Le texte est facile même s’il est quelque peu surnaturel. Il s’agit de montrer une apparition de type « angélique », à la façon dont les anges passent les portes fermées et les murailles pour se trouver instantanément auprès des humains vivants. Puis de transformer cette arrivée angélique en une preuve de résurrection corporelle, par le voir, le toucher, puis cette action de macher.
La culture de l’époque permet de croire aux revenants, à ce que nous appelons aujourd’hui les fantômes. La nécromancie (la divination par l’évocation des morts) était interdite par la tradition juive, non parce que les fantômes n’existaient pas mais au contraire, parce que leur apparition pouvait se montrer dangereuse. On comprend donc que les disciples présents se retrouvent dans un état de panique : non seulement ils voient un revenant, mais c’est en plus interdit !
Comment ont-ils reconnu Jésus ? Les pèlerins d’Emmaüs sont encore présents, l’ont-ils reconnus cette fois ? Est-ce le son de sa voix comme pour la Marie-Madeleine du jardinier ? Cette question de la corporalité du Jésus ressuscité est très importante au cours de 2ème siècle, la dualité corps/esprit du monde grec n’est pas forcément compatible avec la vision juive de l’unité de l’homme, il fallait donc que Luc développe la preuve par le corps.
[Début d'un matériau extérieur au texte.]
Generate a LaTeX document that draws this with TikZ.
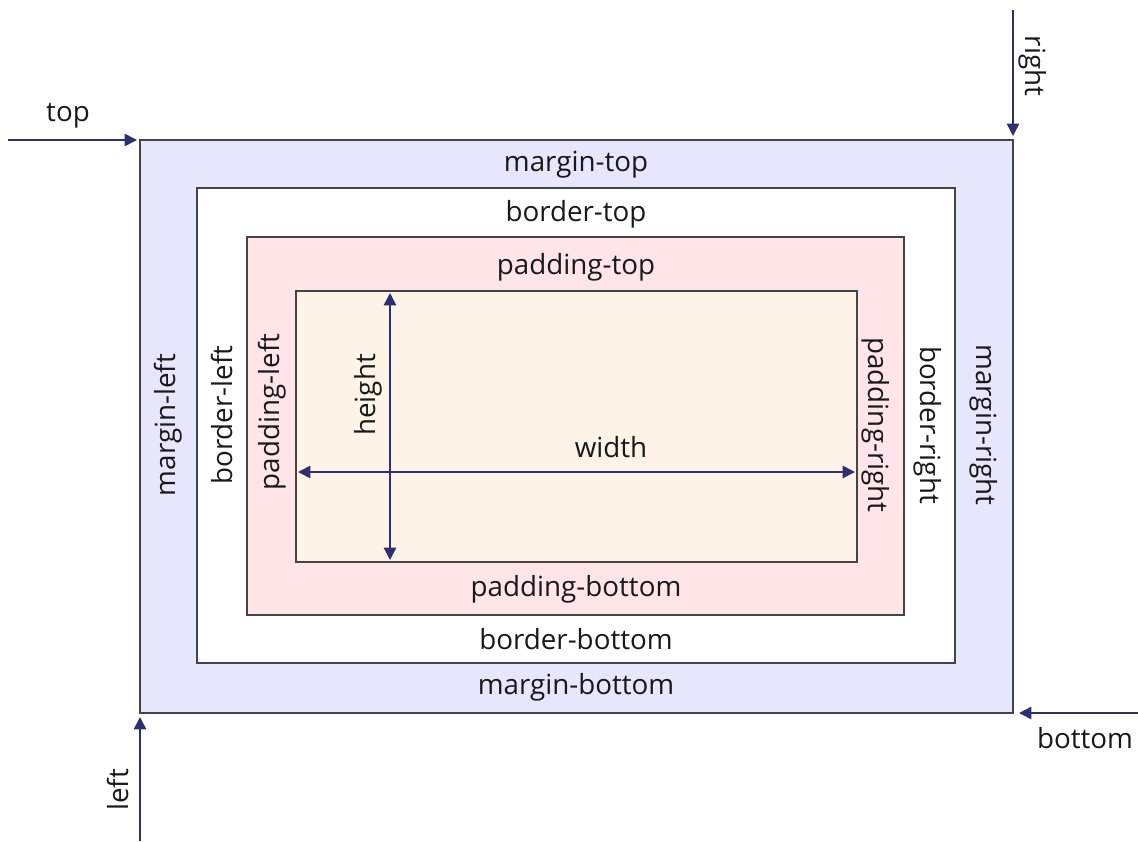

On remarquera que nous sommes assez loin de Jésus qui dit à Marie-Madeleine de ne pas le toucher…Le regard des plaies va permettre la reconnaissance, le toucher va éviter le malentendu.
À la même époque se posera le problème de la digestion des anges. On se souvient qu’ils ont mangé avec Abraham et Sara en Genèse 18, 6-8 ; on imaginait alors la consumation des aliments par un feu intérieur…
Autre sujet de discorde : Jésus a-t ’il partagé son repas avec les personnes présentes ou s’est-il seulement régalé d’un morceau de poisson séché face aux autres, juste pour lier l’action de la manducation à la vue et au toucher ? On imagine que certains ont bien entendu vu dans ce passage le partage de l‘eucharistie comme signe de reconnaissance…
Dans la 2ème partie du texte, Luc nous donne son kérygme, cad les éléments majeurs de la foi en Christ :
- La passion /résurrection du Christ annoncée dans les écritures (la Loi, les Prophètes et les Psaumes, cad toutes les écritures et pas seulement la Torah)
- La conversion en vue du pardon des péchés
- Les apôtres témoins
- L’esprit donné aux témoins pour accomplir cette tâche (v.49).
La reconnaissance de Jésus ressuscité transforme les disciples en témoins de la résurrection, et Luc embraye immédiatement sur la mission, on aura l’allusion au Saint-Esprit dans le verset suivant. La mission pour Luc est importante, surtout dans cette phase finale de son évangile qui introduit son second livre, celui des Actes des Apôtres.